Hall of Fame Probability

Introduction

What statistics or accomplishments have the Hall of Fame voters deemed to be most important? This question can be answered using a technique called logistic regression. The logistic regression model is a binary response model where the response is classified as either a "success" (in this case, being elected to the Hall of Fame) or a "failure" (not being elected to the Hall of Fame). One or more predictor variables are selected and the resulting model can be used to predict the probability of a success given certain values of the predictor(s).

Building the Model

For the Hall of Fame problem, I tried to use as many predictor variables as I could think of, but I did not use statistics that have not been kept for most of the NBA's history (e.g., steals). My player pool consisted of players who had played a minimum of 400 NBA games and had been eligible for at least one Hall of Fame election. After trying numerous models, my final model had eight predictor variables:

  1. height (in inches)
  2. last season indicator (1 if 1959-60 or before, 0 otherwise)
  3. NBA points per game
  4. NBA rebounds per game
  5. NBA assists per game
  6. NBA All-Star game selections
  7. NBA MVP award shares
  8. NBA championships won

All of the predictors listed above were significant at the 0.05 level except for NBA MVP award shares, which had a P-value of 0.07. However, every NBA MVP award winner who is eligible for the Hall of Fame has been elected, so I thought it was important to keep that term. Other than height, all of the predictors had positive coefficients. ABA statistics, honors, and championships were not important predictors of Hall of Fame status, which is why I only used NBA statistics in my final model. I don't like ignoring the ABA statistics, but that's what the voters have apparently done. Keep in mind that my goal was not to determine who should be in the Hall of Fame, but rather who is likely to be in the Hall of Fame.

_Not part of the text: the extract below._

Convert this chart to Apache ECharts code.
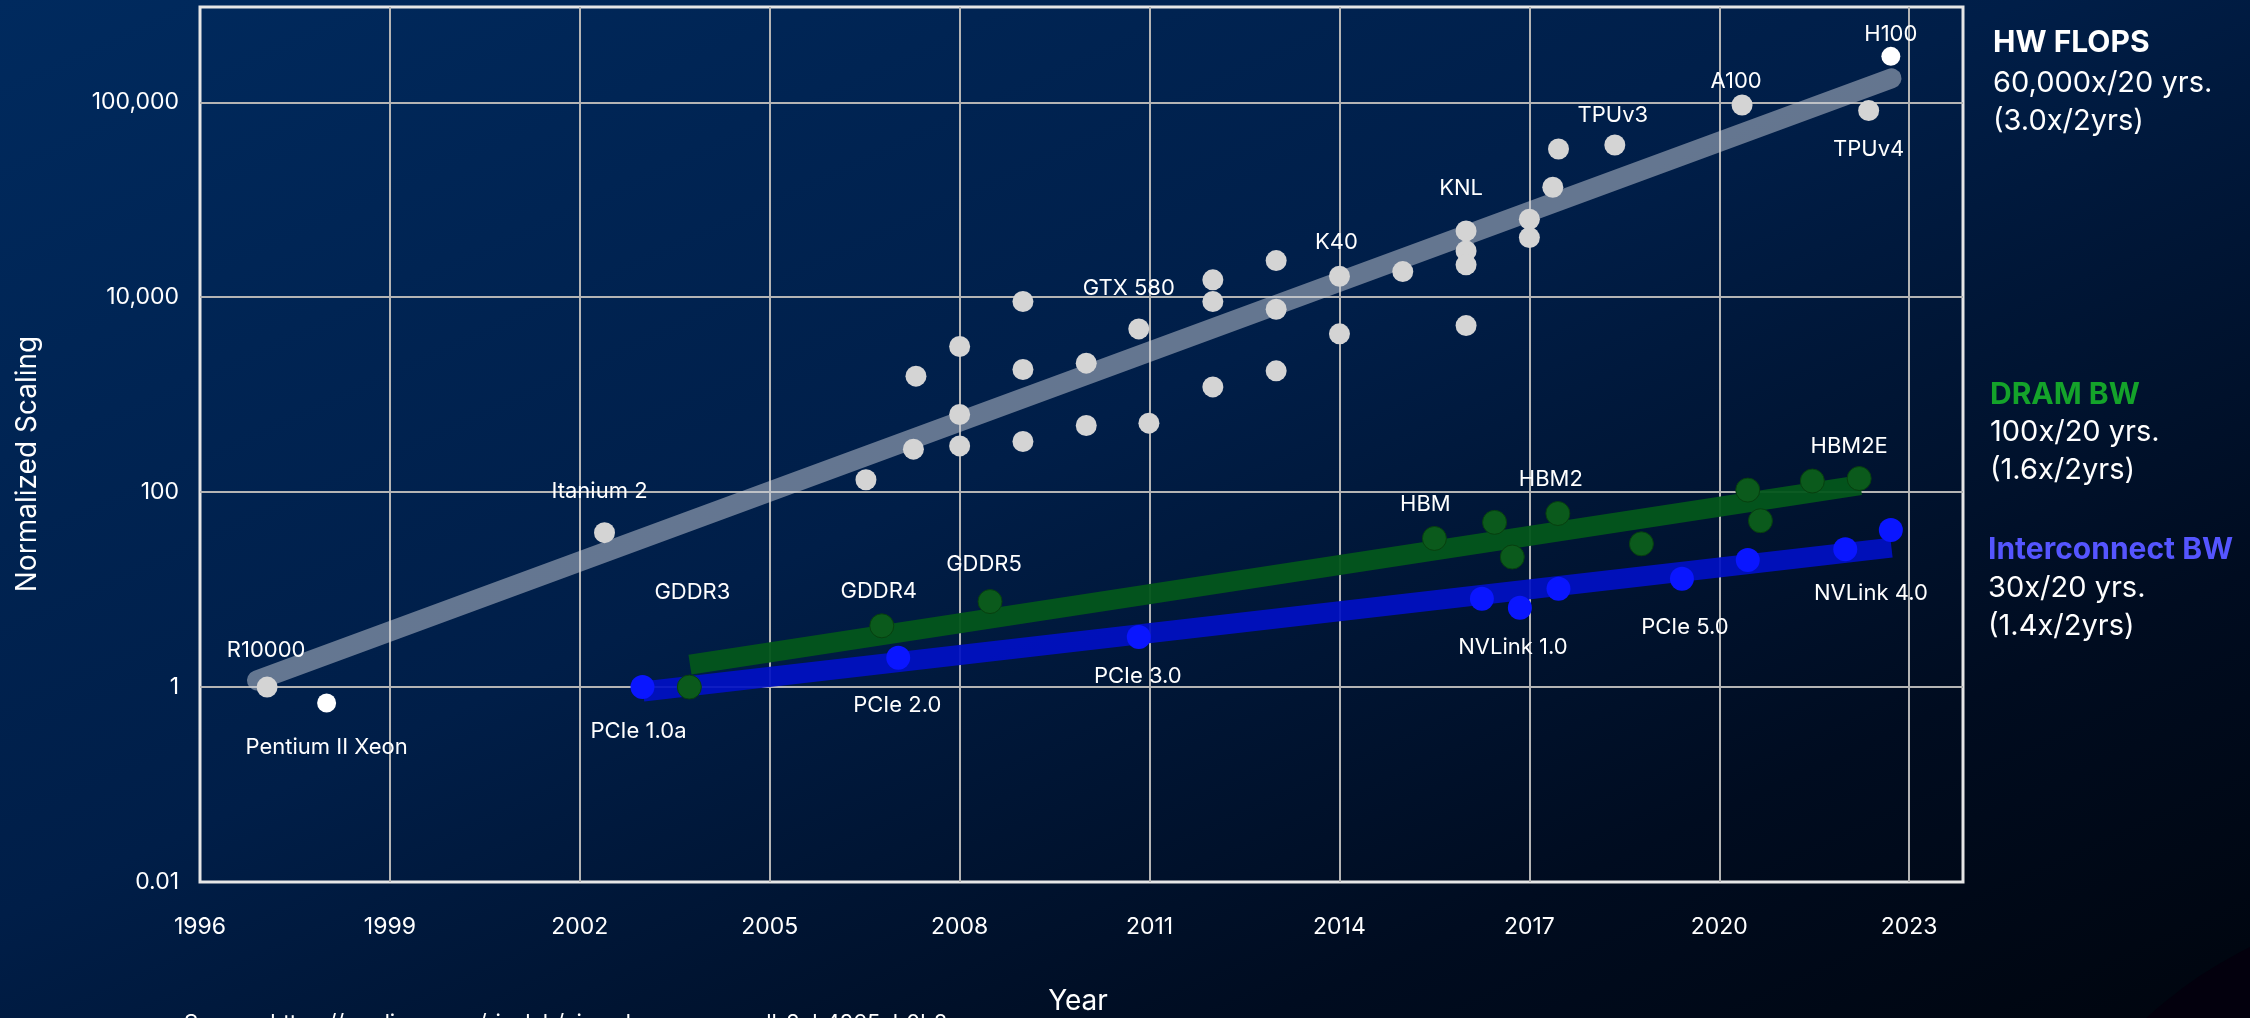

The table below gives the parameter estimates of the coefficients for each of the seven predictors:

height                          -0.20518
last season indicator            4.21609
NBA points per game              0.45098
NBA rebounds per game            0.37523
NBA assists per game             0.39329
NBA All-Star game selections     0.48684
NBA MVP award shares             3.18416
NBA championships won            1.03335

Example

The parameter estimates given in the previous section can be used to obtain the predicted probability of Hall of Fame election for a particular player. I will go through an example using Jo Jo White. Find the values of the eight predictor variables for White, multiply them by the coefficients given in the table above, and find the sum of the products:

height                        -0.20518 * 75      = -15.3885
last season indicator          4.21609 *  0      =   0
NBA points per game            0.45098 * 17.2031 =   7.7583
NBA rebounds per game          0.37523 *  3.9964 =   1.4996
NBA assists per game           0.39329 *  4.8925 =   1.9242
NBA All-Star game selections   0.48684 *  7      =   3.4079
NBA MVP award shares           3.18416 *  0.0073 =   0.0232
NBA championships won          1.03335 *  2      =   2.0667
-----------------------------------------------------------
                                                     1.2914

To find the predicted probability of Hall of Fame election, do the following:

P(HoF election) = e**1.2914 / (1 + e**1.2914)
                = 0.784

Based on Jo Jo White's statistics and accomplishments, the probability that he has been elected to the Hall of Fame is 0.784.

Summary

Hall of Fame probabilities are presented for all players with a minimum of 400 NBA games played. Although it can be risky to make predictions for active players, you can think of these probabilities as answering the question "If this player retired today, what is the probability he would be elected to the Hall of Fame?". The model was built using a pool of 668 players. One method to assess classification accuracy is to compare the estimated Hall of Fame probability for the case to the actual result. Of the 668 players, 78 had been elected to the Hall of Fame and 590 had not. If the player's predicted probability of election was greater than or equal to 0.5, I predicted that he was in the Hall of Fame. Of the 78 players in the Hall of Fame, 63 were correctly classified (80.8%) and 15 were not (19.2%). Of the 590 players not in the Hall of Fame, 583 were correctly classified (98.8%) and 7 were not (1.2%). Overall, 646 of the 668 players (96.7%) were correctly classified by the model.